Влюбленность в терапевта (или кого-то другого) воспроизводит динамику ранних отношений со всеми их желаниями, томлением и фрустрацией. Романтическая любовь, или любовь в рамках переноса, может стимулировать процесс индивидуации, потому что любовь всегда сопряжена с трудностями, которые оказываются хорошим сырьем для становления личности. На этом пути мы встречаемся с нашей тенью, с ревностью, одиночеством, желанием обладать другим, с теми качествами, которые мы хотели бы изменить в себе и в другом. Психоаналитическая литература о любви обычно акцентирует внимание на сексуальной динамике и патологии, а не на ее положительных сторонах (Rubin, 2004; Kernberg, 1995). Классический психоанализ очень скептичен по отношению к целительной силе любви, хотя встречались и исключения. Например, Фромм всегда подчеркивал важность любви в психотерапии, а Ференци считал, что «пациент болен потому, что нелюбим» (цит. по: Thompson, 1943, p. 64). Ференци отмечает, что терапевт должен не просто решить полюбить; любовь должна возникнуть спонтанно, сама по себе (Ferenczi, 1926, 1995). Под влиянием этих идей Ференци Сатти утверждал, что безответная любовь не может быть целительный, а «пациента лечит любовь врача» (Suttie, 1935, p. 212).
До недавнего времени мало кто признавал любовь терапевтов к их пациентам, но эта мысль все чаще стала появляться в работах. Наттерсон (Natterson, 1996) утверждает, что психотерапия – это «взаимная любовь», в которой способность терапевта подчинять собственную субъективность способствует развитию личности пациента. Шоу (Shaw, 2003) проводит различие между «аналитической любовью» и любовью романтической, сексуальной, или любовью в контрпереносе, и утверждает, что в основе психоанализа лежат поиски любви, которые мотивируют обоих его участников, а не только пациента. Понятно, что любовь при этом никак не мешает протеканию стандартного психотерапевтического процесса, сохранению границ и ответственного поведения.
Признание того, что терапевтическая любовь трансперсональна, придает ей сакральный характер. Клиницисты обычно стесняются таких описаний, продолжая пользоваться чисто профессиональной терминологией и не понимая, что таким образом они сохраняют искусственное разделение психотерапии и духовности. При этом важно понимать, что для помощи людям одной любви зачастую недостаточно. Необходима прочная база методов и техник, а также понимание того, что терапевт – не источник любви, а лишь ее проводник.

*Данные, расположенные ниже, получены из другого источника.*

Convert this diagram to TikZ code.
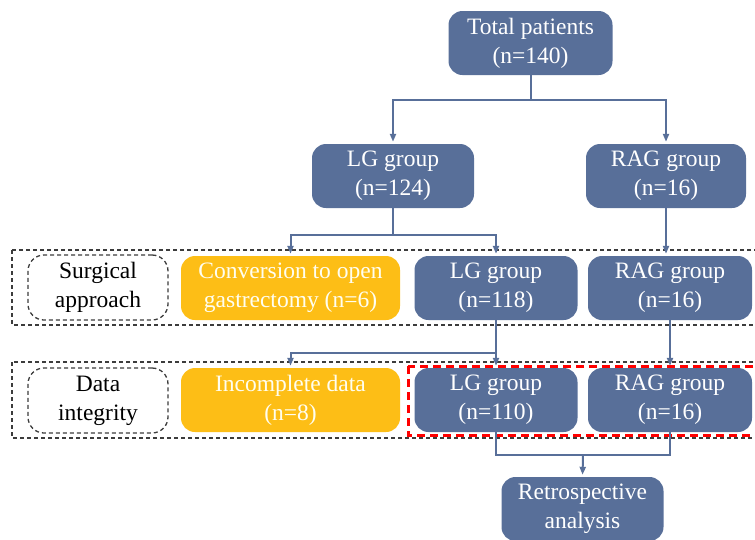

В общем, к влюбленности существует неоднозначное отношение, а романтическая любовь всегда ассоциируется (что не идет ей на пользу) с длительными, серьезными отношениями. Шайделер очень тонко описал разные отношения к романтической любви.
Ее описывают как нечто нелепое, потрясающее, временный эпизод, важный только для подростков, преходящую форму безумия, единственное оправдание жизни в любом возрасте, нечто нормативное, нормальное, ненормальное, патологическое и просто забавное. Без сомнения, все эти определения верны (Shideler, 1962, p. 29).
Неожиданное переживание любви, невольная влюбленность могут привести к радикальной трансформации. Когда мы «влюблены», то пробуждаемся для трансперсональной любви, которая всегда есть внутри и вокруг нас, и все кажется другим, более цельным. Обычно говорят, что влюбленный пребывает в мире иллюзий, идеализации и проекции, что все это – временное отклонение и что-то вроде легкого безумия. Но может быть все наоборот: любовь срывает с нас шоры повседневной реальности и позволяет увидеть мир таким, какой он есть – полным любви. Возможно, что наше обычное безлюбовное состояние – иллюзия, а любовь есть источник аутентичной трансцендентности. Тогда можно сказать, что наша любовь к человеку – лишь первый шаг на пути любви к Богу или, как говорится в духовных традициях недвойственности, на абсолютном уровне возлюбленный является выражением божественного. Другими словами, я хочу сказать, что любовь – это состояние, которое гораздо точнее отражает реальность, чем наше обычное сознание. Может быть, поэтому Платон говорил, что любовь открывает нам путь к познанию духовного мира.